Single by D4vd

from the EP Petals to Thorns
- Released: April 13, 2023
- Length: 2:55
- Label: Darkroom; Interscope;
- Songwriter: David Burke
- Producers: Spencer Stewart; Ajay Bhattacharyya;

D4vd singles chronology
| "Worthless" (2023) | "Sleep Well" (2023) | "Don't Forget About Me" (2023) |

Music video
- "Sleep Well" on YouTube

= Sleep Well (D4vd song) =

"Sleep Well" is a single by American singer-songwriter D4vd, released on April 13, 2023, through Darkroom and Interscope Records as the fifth single from his debut EP, Petals to Thorns. The song achieved commercial success, receiving a gold certification from Pro-Música Brasil and Music Canada.

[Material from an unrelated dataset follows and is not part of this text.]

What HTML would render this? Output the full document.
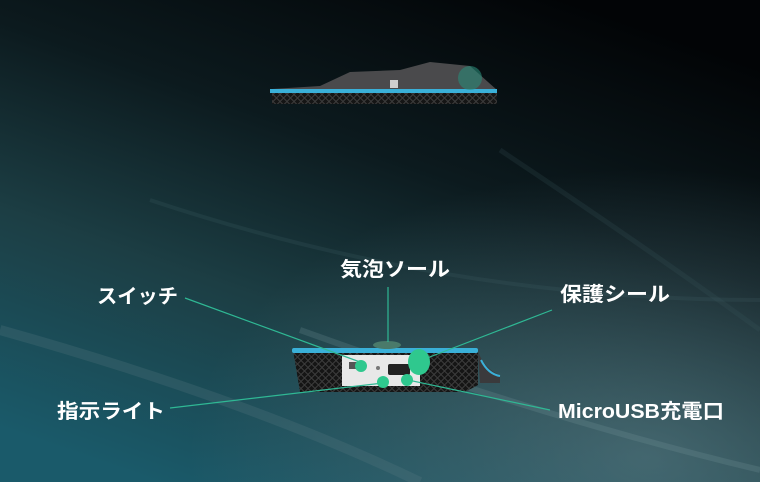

== Background and performance ==
Sleep Well" is a ballad-type song by D4vd. It received gold certifications from Pro-Música Brasil and Music Canada and commercial success. The song was released in April 2023 as a single from the debut EP, Petals to Thorns, under Darkroom and Interscope Records.

== Critical reception ==
Rouhani Neena and Lee Cydney of Billboard said the song is reminiscent of D4vd's "lovelorn" lyricism. Alysse Calabio of The Central Trend called the song "ethereal".

== Charts ==

Chart performance for "Sleep Well"
| Chart (2023) | Peak position |
|---|---|
| New Zealand Hot Singles (RMNZ) | 22 |

== Certifications ==

Certifications for "Sleep Well"
| Region | Certification | Certified units/sales |
| Brazil (Pro-Música Brasil) | Gold | 20,000^{‡} |
| Canada (Music Canada) | Gold | 40,000^{‡} |
^{‡} Sales+streaming figures based on certification alone.